If we're expected to track the flow of customer communications from our inbox into the CRM database, and we use email increasingly from the cloud, then our CRM app needs to connect with email in the cloud.  Happily, in the Dynamics CRM "Orion" release, scheduled for Q2 2013, Microsoft will at last break the users free from the desktop legacy of Outlook and allow server side synchronization through Exchange as well as tracking items through Outlook Web Access (OWA) on the browser and even on the mobile phone screens. These additions are an important step in reducing the perceived size of CRM as an application, making it work in the context of the actual business task the user is engaged in.
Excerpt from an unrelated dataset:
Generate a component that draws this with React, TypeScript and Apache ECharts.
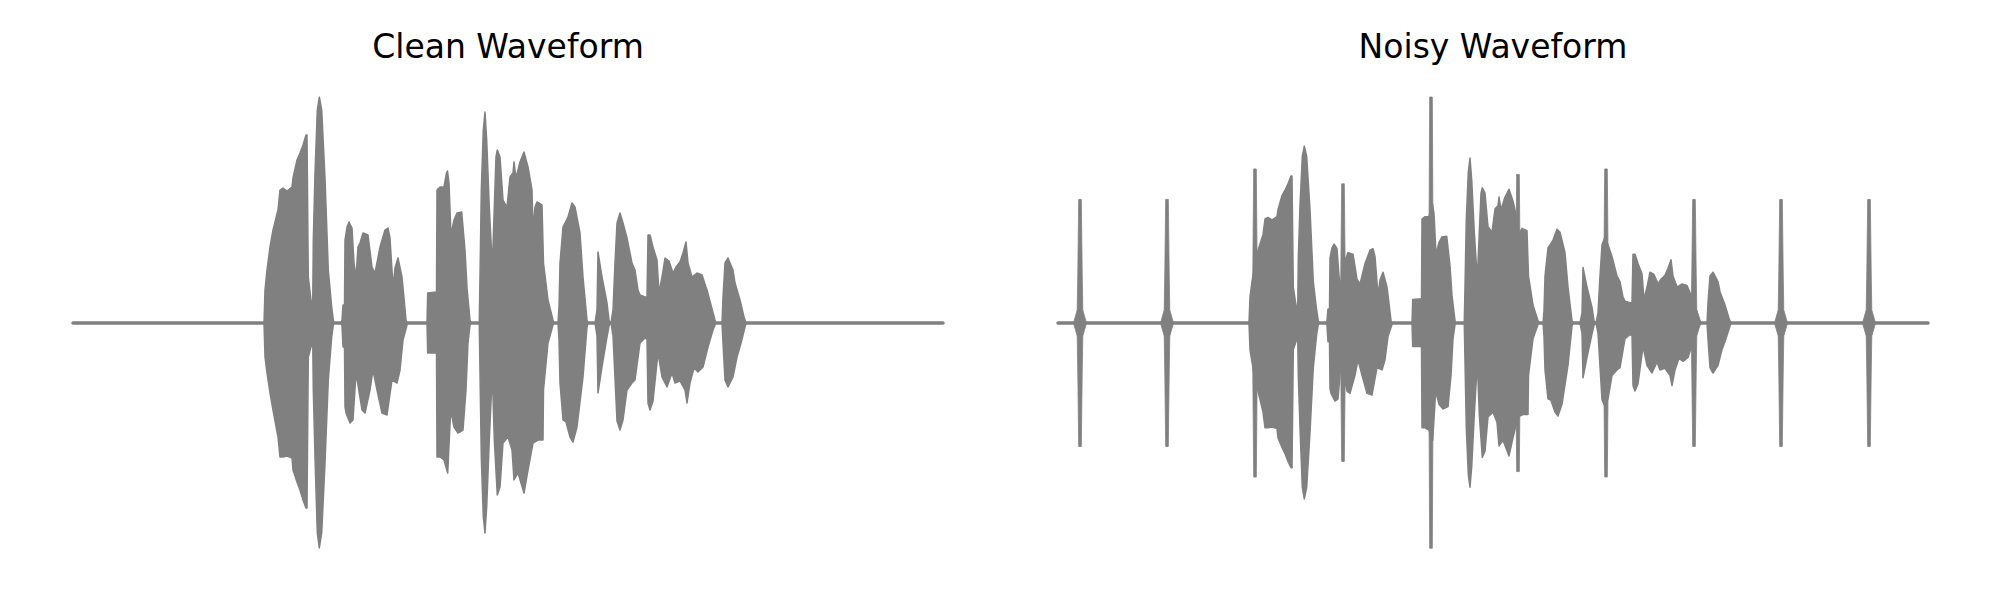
import React, { useEffect, useRef } from "react";
import * as echarts from "echarts";

// x = frame index (0..870), y = amplitude
const FRAMES = 870;

const cleanUpper: [number, number][] = [
  [191, 0], [192, 0.033], [194, 0.053], [197, 0.076], [200, 0.093], [205, 0.113], [207, 0.133], [210, 0.135],
  [214, 0.132], [219, 0.136], [220, 0.145], [224, 0.163], [227, 0.17], [230, 0.178], [233, 0.188], [234, 0.188],
  [235.3, 0.046], [238, 0.023],
  [239.7, 0.016], [240.3, 0.083], [242, 0.15], [244.3, 0.213], [246.3, 0.226], [248.7, 0.213], [252, 0.145],
  [255.3, 0.053], [258.7, 0.016], [260.3, 0.003], [261, 0],
  [268, 0], [269, 0.003], [270, 0.018], [271.5, 0.018], [272, 0.083], [274, 0.096], [276, 0.101], [279, 0.095],
  [281, 0.06], [283, 0.046], [285, 0.076], [287, 0.08], [290, 0.09], [295, 0.088], [299, 0.056], [302, 0.05],
  [307, 0.076], [312, 0.093], [315, 0.095], [317, 0.085], [320, 0.036], [322, 0.055], [325, 0.065], [329, 0.046],
  [331, 0.025], [333, 0.003], [334, 0],
  [354, 0], [354.7, 0.03], [363.5, 0.031], [364, 0.133], [367, 0.136], [371, 0.136], [373.5, 0.15], [374.5, 0.152],
  [376, 0.14], [378, 0.088], [381, 0.103], [384, 0.11], [388.7, 0.111], [392, 0.073], [394, 0.035], [397, 0.003], [398, 0],
  [406, 0], [406.3, 0.003], [407, 0.046], [408.3, 0.133], [410.3, 0.193], [412, 0.211], [413.7, 0.183], [416.3, 0.116],
  [419.3, 0.056], [421.3, 0.116], [423, 0.166], [424.3, 0.173], [427, 0.166], [430, 0.123], [434, 0.116], [437, 0.146],
  [440, 0.15], [441, 0.161], [443, 0.145], [447, 0.161], [451, 0.171], [455, 0.156], [459, 0.133], [460, 0.093],
  [462, 0.116], [464, 0.121], [469, 0.118], [470.5, 0.06], [475, 0.023], [480, 0.003], [481, 0],
  [485, 0], [486, 0.016], [487, 0.06], [490, 0.096], [492, 0.1], [495, 0.106], [499, 0.12], [502, 0.116], [507, 0.09],
  [510, 0.046], [514, 0.003], [515, 0],
  [522, 0], [524, 0.013], [525, 0.071], [529, 0.046], [534, 0.02], [536, 0.003], [537, 0],
  [538, 0], [540, 0.013], [542, 0.06], [544, 0.1], [547, 0.11], [550, 0.1], [554, 0.085], [559, 0.06], [562, 0.053],
  [565, 0.033], [567, 0.028], [572, 0.026], [574, 0.026], [575, 0.088], [577, 0.088], [580, 0.076], [584, 0.063],
  [586, 0.03], [589, 0.046], [592, 0.065], [596, 0.062], [600, 0.05], [603, 0.056], [607, 0.061], [610, 0.07],
  [613, 0.081], [615, 0.06], [619, 0.046], [624, 0.05], [629, 0.048], [634, 0.033], [639, 0.014], [642, 0.003], [643, 0],
  [649, 0], [650, 0.026], [652, 0.06], [655, 0.065], [660, 0.053], [662, 0.04], [667, 0.023], [671, 0.006], [673, 0],
];

const cleanLower: [number, number][] = [
  [191, 0], [192, -0.034], [194, -0.05], [197, -0.07], [200, -0.087], [205, -0.114], [207, -0.134], [210, -0.134],
  [214, -0.133], [219, -0.135], [220, -0.147], [224, -0.159], [227, -0.167], [230, -0.177], [233, -0.185], [234, -0.185],
  [235.3, -0.034], [238, -0.024],
  [239.7, -0.017], [240.3, -0.067], [242, -0.134], [244.3, -0.21], [246.3, -0.225], [248.7, -0.21], [252, -0.14],
  [255.3, -0.057], [258.7, -0.014], [260.3, -0.002], [261, 0],
  [268, 0], [269, -0.003], [270, -0.024], [271.5, -0.024], [272, -0.084], [273, -0.09], [277, -0.1], [280, -0.097],
  [283, -0.05], [289, -0.087], [292, -0.09], [297, -0.067], [300, -0.047], [304, -0.067], [309, -0.09], [314, -0.092],
  [319, -0.057], [324, -0.06], [327, -0.047], [330, -0.017], [334, -0.002], [335, 0],
  [354, 0], [354.7, -0.03], [363.5, -0.03], [364, -0.134], [367, -0.134], [371, -0.137], [374.7, -0.15], [377.7, -0.087],
  [381, -0.104], [385, -0.11], [390, -0.107], [393, -0.067], [395, -0.02], [397, -0.002], [398, 0],
  [406, 0], [406.3, -0.003], [407, -0.05], [408.3, -0.134], [410.3, -0.194], [412, -0.21], [413.7, -0.184], [416.3, -0.117],
  [419.3, -0.05], [421.3, -0.117], [424.3, -0.172], [427, -0.164], [430, -0.12], [435, -0.114], [439, -0.127],
  [441, -0.157], [445, -0.15], [451, -0.17], [455, -0.147], [460, -0.12], [465, -0.117], [470, -0.117], [470.5, -0.067],
  [475, -0.02], [480, -0.002], [481, 0],
  [485, 0], [486, -0.017], [487, -0.06], [490, -0.097], [493, -0.099], [497, -0.114], [500, -0.119], [504, -0.104],
  [510, -0.054], [514, -0.004], [515, 0],
  [522, 0], [524, -0.013], [525, -0.07], [529, -0.044], [534, -0.014], [536, -0.003], [537, 0],
  [538, 0], [540, -0.013], [544, -0.098], [547, -0.107], [550, -0.097], [554, -0.067], [559, -0.06], [562, -0.057],
  [567, -0.02], [572, -0.015], [574, -0.016], [575, -0.08], [577, -0.087], [580, -0.078], [585, -0.03], [589, -0.054],
  [594, -0.064], [599, -0.05], [602, -0.06], [607, -0.058], [612, -0.067], [614, -0.08], [617, -0.06], [621, -0.045],
  [625, -0.049], [630, -0.044], [635, -0.024], [640, -0.007], [642, -0.002], [643, 0],
  [649, 0], [650, -0.02], [652, -0.057], [655, -0.064], [660, -0.054], [664, -0.034], [668, -0.02], [672, -0.004], [673, 0],
];

// periodic clicks added in the noisy version
const clickFrames = [22, 109, 197, 285, 373, 460, 548, 636, 723, 811];
const clickTop = [0.158, 0.158, 0.197, 0.178, 0.289, 0.19, 0.197, 0.158, 0.158, 0.158];
const clickBottom = [-0.158, -0.158, -0.197, -0.177, -0.288, -0.19, -0.197, -0.158, -0.158, -0.158];

const titles = ["Clean Waveform", "Noisy Waveform"];

const GRAY = "#808080";
const GRID_LEFT = [73, 1058];
const GRID_WIDTH = 870;
const GRID_TOP = 97;
const GRID_HEIGHT = 452;

function envelope(data: [number, number][], idx: number) {
  return {
    type: "line",
    xAxisIndex: idx,
    yAxisIndex: idx,
    data,
    symbol: "none",
    showSymbol: false,
    silent: true,
    z: 2,
    lineStyle: { color: GRAY, width: 1.5, join: "round" },
    itemStyle: { color: GRAY },
    areaStyle: { color: GRAY, opacity: 1, origin: 0 },
  };
}

function baseline(idx: number) {
  return {
    type: "line",
    xAxisIndex: idx,
    yAxisIndex: idx,
    data: [[0, 0], [FRAMES, 0]],
    symbol: "none",
    silent: true,
    z: 1,
    lineStyle: { color: GRAY, width: 3.5, cap: "round" },
  };
}

export default function App() {
  const ref = useRef<HTMLDivElement>(null);
  useEffect(() => {
    if (!ref.current) return;
    const chart = echarts.init(ref.current, undefined, { renderer: "svg" });
    const cleanMax = Math.max(
      ...cleanUpper.map((p) => Math.abs(p[1])),
      ...cleanLower.map((p) => Math.abs(p[1]))
    );
    const noisyMax = Math.max(cleanMax, ...clickTop, ...clickBottom.map((v) => Math.abs(v)));
    const maxes = [cleanMax, noisyMax];
    const clickData = clickFrames.map((f, i) => [f, clickTop[i], clickBottom[i]]);

    chart.setOption({
      animation: false,
      backgroundColor: "#ffffff",
      grid: GRID_LEFT.map((l) => ({ left: l, top: GRID_TOP, width: GRID_WIDTH, height: GRID_HEIGHT })),
      xAxis: [0, 1].map((i) => ({ gridIndex: i, type: "value", min: 0, max: FRAMES, show: false })),
      yAxis: [0, 1].map((i) => ({ gridIndex: i, type: "value", min: -maxes[i], max: maxes[i], show: false })),
      graphic: titles.map((t, i) => ({
        type: "text",
        x: GRID_LEFT[i] + GRID_WIDTH / 2,
        y: 46,
        style: {
          text: t,
          fontSize: 33,
          fontFamily: "DejaVu Sans",
          fill: "#000000",
          align: "center",
          verticalAlign: "middle",
          textAlign: "center",
          textVerticalAlign: "middle",
        },
      })),
      series: [
        baseline(0),
        envelope(cleanUpper, 0),
        envelope(cleanLower, 0),
        baseline(1),
        envelope(cleanUpper, 1),
        envelope(cleanLower, 1),
        {
          type: "custom",
          xAxisIndex: 1,
          yAxisIndex: 1,
          silent: true,
          z: 3,
          data: clickData,
          encode: { x: 0, y: [1, 2] },
          renderItem: (params: any, api: any) => {
            const f = api.value(0);
            const top = api.coord([f, api.value(1)]);
            const bot = api.coord([f, api.value(2)]);
            const mid = api.coord([f, 0]);
            const cx = mid[0];
            const cy = mid[1];
            const pts = [
              [cx - 1.3, top[1]], [cx + 1.3, top[1]],
              [cx + 2.2, cy - 50], [cx + 2.8, cy - 13], [cx + 6.5, cy], [cx + 2.8, cy + 13], [cx + 2.2, cy + 50],
              [cx + 1.3, bot[1]], [cx - 1.3, bot[1]],
              [cx - 2.2, cy + 50], [cx - 2.8, cy + 13], [cx - 6.5, cy], [cx - 2.8, cy - 13], [cx - 2.2, cy - 50],
            ];
            return {
              type: "polygon",
              shape: { points: pts },
              style: { fill: GRAY, stroke: GRAY, lineWidth: 0.8 },
            };
          },
        },
      ],
    });
    return () => chart.dispose();
  }, []);
  return (
    <div
      ref={ref}
      style={{ position: "fixed", left: 0, top: 0, width: 2000, height: 600, background: "#fff" }}
    />
  );
}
Another big leap Dynamics CRM will be making is leaving behind the warm & safe arms of Internet Explorer and becoming compatible with basically any platform that supports HTML5. In order to bridge the gap between what a CRM application needs to be able to do on a modern mobile device and what the HTML5 environment offers to developers today, we may also see a range of platform specific apps being released by Microsoft onto non-MS operating systems. Oh, and then there's that little product launch right around the corner called "Windows 8".

The trend is inevitable: the number of different ways in which we access the corporate CRM system is on the rise. What was previously a question of "do you use CRM on Internet Explorer or Outlook" will need to be reformulated into "which applications do you use with your CRM". Solutions will need to be designed for all the user touchpoints into Dynamics CRM information and processes, which of course sounds initially like a lot of extra work. At the same time it will be an excellent opportunity to realign our mental model of how CRM needs to work and what it should look like.